Your task
Work out how many lines in the data hold the word "this", and reply with that number only.

Records with drawing code
◆ ◆ ◆ ◆

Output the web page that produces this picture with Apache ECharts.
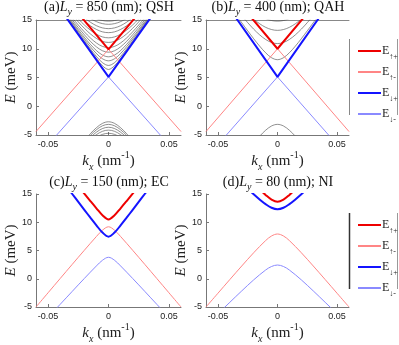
<!DOCTYPE html>
<html>
<head>
<meta charset="utf-8">
<script src="https://cdn.jsdelivr.net/npm/echarts@6/dist/echarts.min.js"></script>
<style>html,body{margin:0;padding:0;background:#fff}#chart{width:399px;height:345px}</style>
</head>
<body>
<div id="chart"></div>
<script>
var kTicks = [-0.05, 0, 0.05];
var eTicks = [-5, 0, 5, 10, 15];
var legendNames = ['E↑+', 'E↑-', 'E↓+', 'E↓-'];
var panelLabels = ['(a)', '(b)', '(c)', '(d)'];
var panelLy = ['850', '400', '150', '80'];
var panelPhase = ['QSH', 'QAH', 'EC', 'NI'];

// half grids of k (nm^-1), curves are mirrored to negative k
var kBulk = [0, 0.005, 0.01, 0.015, 0.02, 0.025, 0.03, 0.035];
var kHump = [0, 0.005, 0.01, 0.02, 0.03, 0.04, 0.05, 0.06];

// (a) Ly = 850 nm, edge states (k, E)
var aUpPlus = [[-0.03, 17.4], [0, 9.9], [0.03, 17.4]];
var aUpMinus = [[-0.06, -4.4], [0, 9.9], [0.06, -4.4]];
var aDnPlus = [[-0.04, 16.9], [0, 5.1], [0.04, 16.9]];
var aDnMinus = [[-0.045, -5.5], [0, 5.1], [0.045, -5.5]];
// (a) bulk subbands on kBulk
var aBulkHigh = [
    [6.4, 7.05, 8.31, 9.71, 11.16, 12.63, 14.11, 15.59],
    [7.1, 7.58, 8.66, 9.97, 11.36, 12.79, 14.24, 15.71],
    [7.9, 8.26, 9.17, 10.35, 11.66, 13.04, 14.46, 15.89],
    [8.6, 8.9, 9.69, 10.76, 12.0, 13.32, 14.69, 16.1],
    [9.4, 9.65, 10.33, 11.29, 12.44, 13.7, 15.02, 16.5],
    [10.2, 10.41, 11.0, 11.88, 12.94, 14.13, 15.39, 16.8],
    [11.1, 11.28, 11.8, 12.58, 13.56, 14.67, 16.0, 17.3],
    [11.9, 12.06, 12.52, 13.24, 14.14, 15.19, 16.4, 17.7],
    [12.8, 12.94, 13.36, 14.0, 14.84, 15.9, 17.0, 18.1],
    [13.5, 13.63, 14.01, 14.62, 15.4, 16.4, 17.5, 18.6],
    [14.25, 14.37, 14.72, 15.29, 16.2, 17.2, 18.3, 19.4],
    [14.8, 14.91, 15.25, 15.9, 16.7, 17.7, 18.8, 19.9]
];
var aBulkLow = [
    [-2.7, -2.98, -3.73, -4.77, -5.98],
    [-3.15, -3.4, -4.09, -5.07, -6.2],
    [-3.65, -3.88, -4.51, -5.43, -6.6],
    [-4.15, -4.36, -4.94, -5.8, -7.0],
    [-4.7, -4.89, -5.42, -6.2, -7.4]
];

// (b) Ly = 400 nm
var bUpPlus = [[-0.03, 17.4], [0, 10.0], [0.03, 17.4]];
var bUpMinus = [[-0.06, -4.4], [0, 10.0], [0.06, -4.4]];
var bDnPlus = [[-0.04, 16.9], [0, 5.1], [0.04, 16.9]];
var bDnMinus = [[-0.045, -5.5], [0, 5.1], [0.045, -5.5]];
var bBulkHigh = [
    [8.1, 8.44, 9.31, 10.46, 11.75, 13.12, 14.52, 15.95],
    [10.9, 11.09, 11.62, 12.42, 13.41, 14.54, 15.76, 17.1],
    [13.2, 13.34, 13.73, 14.35, 15.16, 16.2, 17.3, 18.5],
    [14.8, 14.91, 15.25, 15.9, 16.7, 17.7, 18.8, 19.9]
];
var bBulkLow = [
    [-3.15, -3.43, -4.18, -5.22, -6.43]
];

// (c) Ly = 150 nm
var cUpPlus = [10.5, 11.25, 12.47, 13.75, 15.06, 16.4];            // on kBulk
var cUpMinus = [9.2, 8.59, 7.48, 5.04, 2.55, 0.04, -2.48, -5.0];    // on kHump
var cDnPlus = [7.45, 8.18, 9.45, 10.81, 12.2, 13.6, 15.0, 16.4];    // on kBulk
var cDnMinus = [3.8, 3.27, 2.27, 0.05, -2.23, -4.53, -6.8, -9.1];   // on kHump

// (d) Ly = 80 nm
var dUpPlus = [13.64, 14.02, 14.84, 15.83];                          // on kBulk
var dUpMinus = [7.92, 7.57, 6.75, 4.6, 2.26, -0.14, -2.57, -5.0];   // on kHump
var dDnPlus = [12.3, 12.56, 13.2, 14.03, 14.95, 15.92];              // on kBulk
var dDnMinus = [2.43, 2.17, 1.54, -0.2, -2.15, -4.17, -6.2, -8.3];  // on kHump

var myChart = echarts.init(document.getElementById('chart'));

function sym(ks, es) {
    var pts = [];
    for (var i = es.length - 1; i > 0; i--) pts.push([-ks[i], es[i]]);
    for (i = 0; i < es.length; i++) pts.push([ks[i], es[i]]);
    return pts;
}

var styleUpPlus = {color: '#ee0000', width: 2};
var styleUpMinus = {color: '#ff8585', width: 1};
var styleDnPlus = {color: '#1414ff', width: 2};
var styleDnMinus = {color: '#8a8aff', width: 1};
var styleBulk = {color: '#444', width: 0.6};

function line(name, idx, data, style, smooth) {
    return {
        name: name,
        type: 'line',
        xAxisIndex: idx,
        yAxisIndex: idx,
        data: data,
        symbol: 'none',
        smooth: smooth ? 0.35 : false,
        clip: true,
        color: style.color,
        lineStyle: {color: style.color, width: style.width},
        emphasis: {disabled: true}
    };
}

var series = [];
aBulkHigh.forEach(function (e) { series.push(line('', 0, sym(kBulk, e), styleBulk, true)); });
aBulkLow.forEach(function (e) { series.push(line('', 0, sym(kBulk, e), styleBulk, true)); });
bBulkHigh.forEach(function (e) { series.push(line('', 1, sym(kBulk, e), styleBulk, true)); });
bBulkLow.forEach(function (e) { series.push(line('', 1, sym(kBulk, e), styleBulk, true)); });

series.push(line('E↑-', 0, aUpMinus, styleUpMinus));
series.push(line('E↓-', 0, aDnMinus, styleDnMinus));
series.push(line('E↑+', 0, aUpPlus, styleUpPlus));
series.push(line('E↓+', 0, aDnPlus, styleDnPlus));

series.push(line('E↑-', 1, bUpMinus, styleUpMinus));
series.push(line('E↓-', 1, bDnMinus, styleDnMinus));
series.push(line('E↑+', 1, bUpPlus, styleUpPlus));
series.push(line('E↓+', 1, bDnPlus, styleDnPlus));

series.push(line('E↑-', 2, sym(kHump, cUpMinus), styleUpMinus, true));
series.push(line('E↓-', 2, sym(kHump, cDnMinus), styleDnMinus, true));
series.push(line('E↑+', 2, sym(kBulk, cUpPlus), styleUpPlus, true));
series.push(line('E↓+', 2, sym(kBulk, cDnPlus), styleDnPlus, true));

series.push(line('E↑-', 3, sym(kHump, dUpMinus), styleUpMinus, true));
series.push(line('E↓-', 3, sym(kHump, dDnMinus), styleDnMinus, true));
series.push(line('E↑+', 3, sym(kBulk, dUpPlus), styleUpPlus, true));
series.push(line('E↓+', 3, sym(kBulk, dDnPlus), styleDnPlus, true));

var grids = [
    {left: 36, top: 20, width: 145, height: 115},
    {left: 206, top: 20, width: 143, height: 115},
    {left: 36, top: 194, width: 145, height: 113},
    {left: 206, top: 194, width: 143, height: 113}
];

var serif = 'Liberation Serif';
var axisGray = '#777';

var xAxes = grids.map(function (g, i) {
    return {
        gridIndex: i, type: 'value', min: -0.06, max: 0.06,
        axisLine: {show: true, onZero: false, lineStyle: {color: axisGray, width: 1}},
        axisTick: {show: true, inside: true, length: 3, customValues: kTicks, lineStyle: {color: axisGray}},
        axisLabel: {customValues: kTicks, fontSize: 9, color: '#222', fontFamily: 'Liberation Sans', margin: 5,
            formatter: function (v) { return String(v); }},
        splitLine: {show: false},
        name: '{i|k}{s|x} (nm{p|-1})',
        nameLocation: 'middle', nameGap: 13,
        nameTextStyle: {fontFamily: serif, fontSize: 15, color: '#222',
            rich: {i: {fontStyle: 'italic', fontSize: 15, fontFamily: serif},
                   s: {fontStyle: 'italic', fontSize: 10, fontFamily: serif, verticalAlign: 'bottom', lineHeight: 22},
                   p: {fontSize: 10, fontFamily: serif, verticalAlign: 'top', lineHeight: 22}}}
    };
});
// top frame line of the upper panels
[0, 1].forEach(function (i) {
    xAxes.push({gridIndex: i, type: 'value', min: -0.06, max: 0.06, position: 'top',
        axisLine: {show: true, onZero: false, lineStyle: {color: '#888', width: 1}},
        axisTick: {show: false}, axisLabel: {show: false}, splitLine: {show: false}});
});

var yAxes = grids.map(function (g, i) {
    return {
        gridIndex: i, type: 'value', min: -5, max: 15, interval: 5,
        axisLine: {show: true, onZero: false, lineStyle: {color: axisGray, width: 1}},
        axisTick: {show: true, inside: true, length: 3, lineStyle: {color: axisGray}},
        axisLabel: {fontSize: 9, color: '#222', fontFamily: 'Liberation Sans', margin: 4},
        splitLine: {show: false},
        name: '{i|E} (meV)',
        nameLocation: 'middle', nameGap: 16, nameRotate: 90,
        nameTextStyle: {fontFamily: serif, fontSize: 15, color: '#222',
            rich: {i: {fontStyle: 'italic', fontSize: 15, fontFamily: serif}}}
    };
});

var titleCenters = [[109, -3], [278, -3], [109, 172], [278, 172]];
var graphics = titleCenters.map(function (c, i) {
    return {
        type: 'text', x: c[0], y: c[1], silent: true, z: 100,
        style: {
            text: panelLabels[i] + '{i|L}{s|y} = ' + panelLy[i] + ' (nm); ' + panelPhase[i],
            fontFamily: serif, fontSize: 14, fill: '#111',
            align: 'center', textAlign: 'center',
            rich: {i: {fontStyle: 'italic', fontSize: 14, fontFamily: serif, fill: '#111', lineHeight: 20},
                   s: {fontStyle: 'italic', fontSize: 10, fontFamily: serif, fill: '#111', verticalAlign: 'bottom', lineHeight: 20}}
        }
    };
});
// legend box sides
[[39, 115], [213, 289]].forEach(function (r, i) {
    graphics.push({type: 'line', silent: true, shape: {x1: 349.5, y1: r[0], x2: 349.5, y2: r[1]},
        style: {stroke: i ? '#333' : '#888', lineWidth: i ? 1.5 : 1}});
    graphics.push({type: 'line', silent: true, shape: {x1: 397.5, y1: r[0], x2: 397.5, y2: r[1]},
        style: {stroke: '#999', lineWidth: 1}});
});

var legends = [40, 214].map(function (top) {
    return {
        data: legendNames, orient: 'vertical', left: 352, top: top,
        itemWidth: 23, itemHeight: 14, itemGap: 5, selectedMode: false,
        itemStyle: {opacity: 0, borderWidth: 0},
        textStyle: {fontFamily: serif, fontSize: 12, color: '#222', padding: [0, 0, 0, -4],
            rich: {s: {fontSize: 8, fontFamily: serif, color: '#222', verticalAlign: 'bottom', lineHeight: 20}}},
        formatter: function (n) { return 'E{s|' + n.slice(1) + '}'; }
    };
});

option = {
    animation: false,
    backgroundColor: '#fff',
    grid: grids,
    xAxis: xAxes,
    yAxis: yAxes,
    legend: legends,
    graphic: graphics,
    series: series
};
myChart.setOption(option);
</script>
</body>
</html>
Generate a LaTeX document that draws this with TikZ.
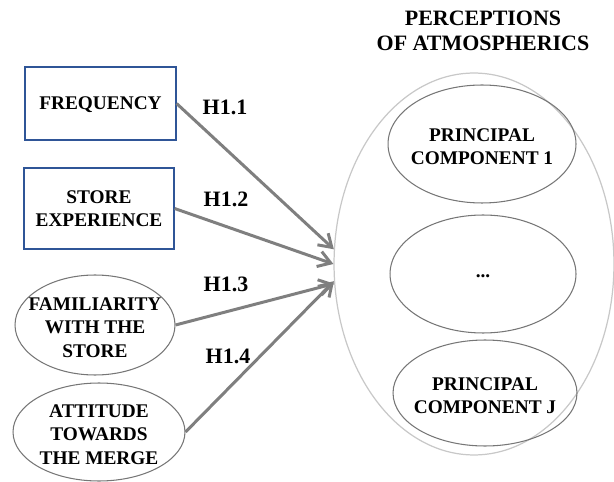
\documentclass[tikz,border=0pt]{standalone}
\usepackage{fontspec}
\setmainfont{Liberation Serif}
\usetikzlibrary{shapes.geometric,positioning,arrows.meta}
\definecolor{boxblue}{HTML}{2F5597}
\definecolor{arrowgray}{HTML}{7F7F7F}
\definecolor{edgegray}{HTML}{767676}
\definecolor{biggray}{HTML}{C8C8C8}
\tikzset{
  varbox/.style={rectangle,draw=boxblue,line width=0.7pt,inner sep=0pt,align=center,font=\fontsize{11}{13}\selectfont\bfseries},
  varell/.style={ellipse,draw=edgegray,line width=0.6pt,inner sep=0pt},
  elltext/.style={align=center,inner sep=0pt,yshift=-1.5pt,font=\fontsize{11}{13.3}\selectfont\bfseries},
  hyp/.style={-{Straight Barb[length=7pt,width=9pt]},draw=arrowgray,line width=1.7pt},
  hlabel/.style={font=\fontsize{12.5}{14}\selectfont\bfseries}
}
\begin{document}
\begin{tikzpicture}[x=0.02cm,y=-0.02cm]
\useasboundingbox (0,0) rectangle (614,482);
% outer construct
\node (atmo) [ellipse,draw=biggray,line width=0.7pt,minimum width=5.6cm,minimum height=7.64cm] at (474,264) {};
\node (title) [align=center,font=\fontsize{12.5}{14.5}\selectfont\bfseries] at (483,31) {PERCEPTIONS\\OF ATMOSPHERICS};
\node (pc1) [varell,minimum width=3.76cm,minimum height=2.36cm,label={[elltext]center:PRINCIPAL\\COMPONENT 1}] at (482,144) {};
\node (pcdots) [varell,minimum width=3.72cm,minimum height=2.36cm,label={[elltext]center:...}] at (483,274) {};
\node (pcj) [varell,minimum width=3.68cm,minimum height=2.12cm,label={[elltext]center:PRINCIPAL\\COMPONENT J}] at (485,393) {};
% antecedents
\node (freq) [varbox,minimum width=3.02cm,minimum height=1.46cm,text depth=-3pt] at (100.5,103.5) {FREQUENCY};
\node (exp) [varbox,minimum width=3cm,minimum height=1.62cm] at (99,208.5) {STORE\\EXPERIENCE};
\node (fam) [varell,minimum width=3.2cm,minimum height=2cm,label={[elltext]center:FAMILIARITY\\WITH THE\\STORE}] at (95,325) {};
\node (att) [varell,minimum width=3.44cm,minimum height=1.96cm,label={[elltext]center:ATTITUDE\\TOWARDS\\THE MERGE}] at (99,432) {};
% hypotheses
\draw [hyp] (freq.east) -- (atmo.174);
\draw [hyp] (exp.east) -- (atmo.180);
\draw [hyp] (fam.east) -- (atmo.188);
\draw [hyp] (att.east) -- (atmo.187);
\node (h11) [hlabel] at (225,107) {H1.1};
\node (h12) [hlabel] at (226,199) {H1.2};
\node (h13) [hlabel] at (226,284) {H1.3};
\node (h14) [hlabel] at (228,356) {H1.4};
\end{tikzpicture}
\end{document}
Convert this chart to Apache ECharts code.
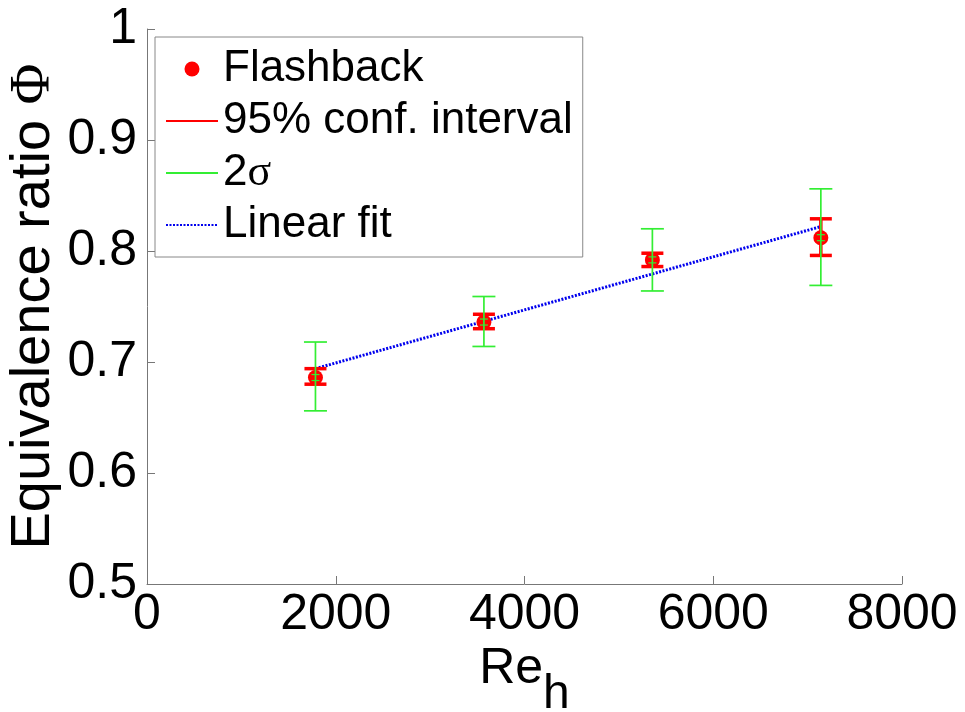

◆ ◆ ◆ ◆

Task output
3